As Economic Indicators Worsen, Lenders Say They're Still Not Worried About Their Leverage
The current economic cycle soldiers on, but enough warning signs have begun to flash that a crucial question bears revisiting: Is the commercial real estate industry better off than it was before the last recession?
From banks to debt funds to mortgage brokers, the real estate finance industry believes it has overall held steady on risk factors such as loan-to-cost or loan-to-value ratios. Capital One Senior Vice President Sadhvi Subramanian said her department does not go beyond 65% leverage, which is what brokers from CBRE and JLL say is virtually an industry standard for banks today.
“I would say on the banking side, they’ve been pretty consistently disciplined because they have the Great Recession in their memory,” CBRE Vice President Bill Leffler said.
Some recent research flies in the face of those accounts. University of Alabama real estate professor K.C. Conway told National Real Estate Investor in early June that banks are actually underwriting construction loans at 75% to 80% loan-to-cost ratios, and may push to 90% in the next 24 months or so.
“I have definitely not seen any banks going to 75-80% [loan-to-cost], unless they get more recourse in the deal,” JLL Managing Director of Finance Chad Orcutt told Bisnow, though he clarified that such a tradeoff is much less common than lower-leverage loans right now.
Debt funds have been willing to push to 80% leverage since they became a force in the market a few years ago, accepting greater risk for better yield. Such funds also do not have federal regulators discouraging them from taking ownership of defaulted properties and attempting to recoup value through direct management.
Madison Realty Capital Managing Director Josh Zegen said he hasn’t changed his standards — loans up to, but not exceeding, 80% — since he co-founded his firm in 2004.
Research firm CrediFi released a report this month that found CRE loans make up a larger portion of banks' balance sheets than had been publicly disclosed. Beyond that, fewer banks are packaging those loans into commercial mortgage-backed securities since the CMBS market was rocked by the Great Recession.
Combined, those two factors add up to lenders having more risk exposure than they are perhaps willing to admit, according to CrediFi CEO Ely Razin.

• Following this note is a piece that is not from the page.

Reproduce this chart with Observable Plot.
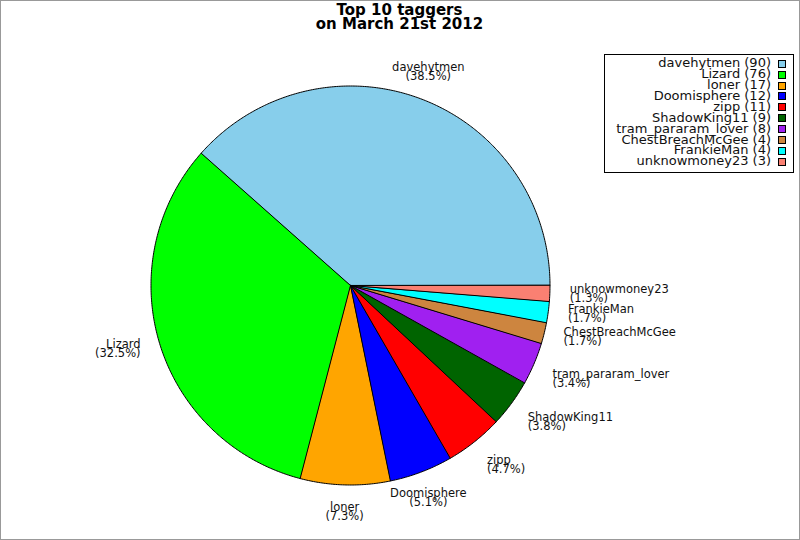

“The optimists are missing data,” Razin told Bisnow. “A lot of what you hear in the marketplace is sentiment based on gut feeling and deal flow, and as long as they keep flowing, the dance keeps going. And that’s true until the music stops.”
The music certainly hasn’t stopped, and Razin said there is substantial liquidity in the market keeping transactions moving at a healthy pace. But at least in industrial and retail, the beat is slowing down — loan originations dropped by nearly $10B in the U.S. from 2017 to 2018 in retail, and nearly $15B in industrial, CrediFi found.
Slowing transaction volume is not nearly enough to indicate the beginning of a recession. That would take an event at a level that affects either the national and global real estate markets or the overall economy, a moment rather than the culmination of slow-developing trends, multiple sources told Bisnow.
“Cycles don’t die of old age,” Leffler said.
It has only been a month since President Donald Trump first announced the substantial increase of tariffs on $200B worth of Chinese imports — not enough time to determine whether the trade war between the governments of the U.S. and China will be the event that triggers the next recession, as every source surveyed for this story agreed.
Still, the trade war shows no signs of abating, and potential new tariffs on Mexican imports would only compound the issues that the American supply chain has already been having with volatility. The general anxiety that a diplomatic conflict between the two biggest world powers invites has caused investor confidence to plummet recently, and warning signs are showing in the economy.
The U.S. Federal Reserve dropped interest rates among the general climate of uncertainty in early June, a clear sign that Chairman Jerome Powell is now more concerned about sustaining economic growth than keeping it under control. The U.S. Bureau of Labor Statistics' most recent report found that job growth slowed dramatically in May, to 75,000 jobs created, and the previously reported figures in March and April were revised down.
"You can’t read too much into one jobs report, but [Friday]'s weak jobs number adds to a growing set of indicators that point to a weakening economy," tweeted Betsey Stevenson, a former member of the Council of Economic Advisers.
Whether leverage in the market is at healthy levels or not, a spike in construction prices due to the trade war will put pressure on contractors, developers and their equity partners to make good on construction loans, since lenders don't take responsibility for cost increases after terms are signed.
Whether borrowers have the extra capital needed to keep construction projects ongoing depends on the project and owners in question, but if buildings can't produce the return needed for any type of loan to be paid back, the added exposure CrediFi claims that banks have would make for a sharper downturn.
“If you have enough [loans] starting to weaken, then landlords might see significant problems, then lenders would see more significant problems,” Razin said.
For now and for the most part, the real estate industry seems confident that the next economic contraction will be a softer landing than the Great Recession. Only time will tell if borrowers and lenders have been as prudent as they think.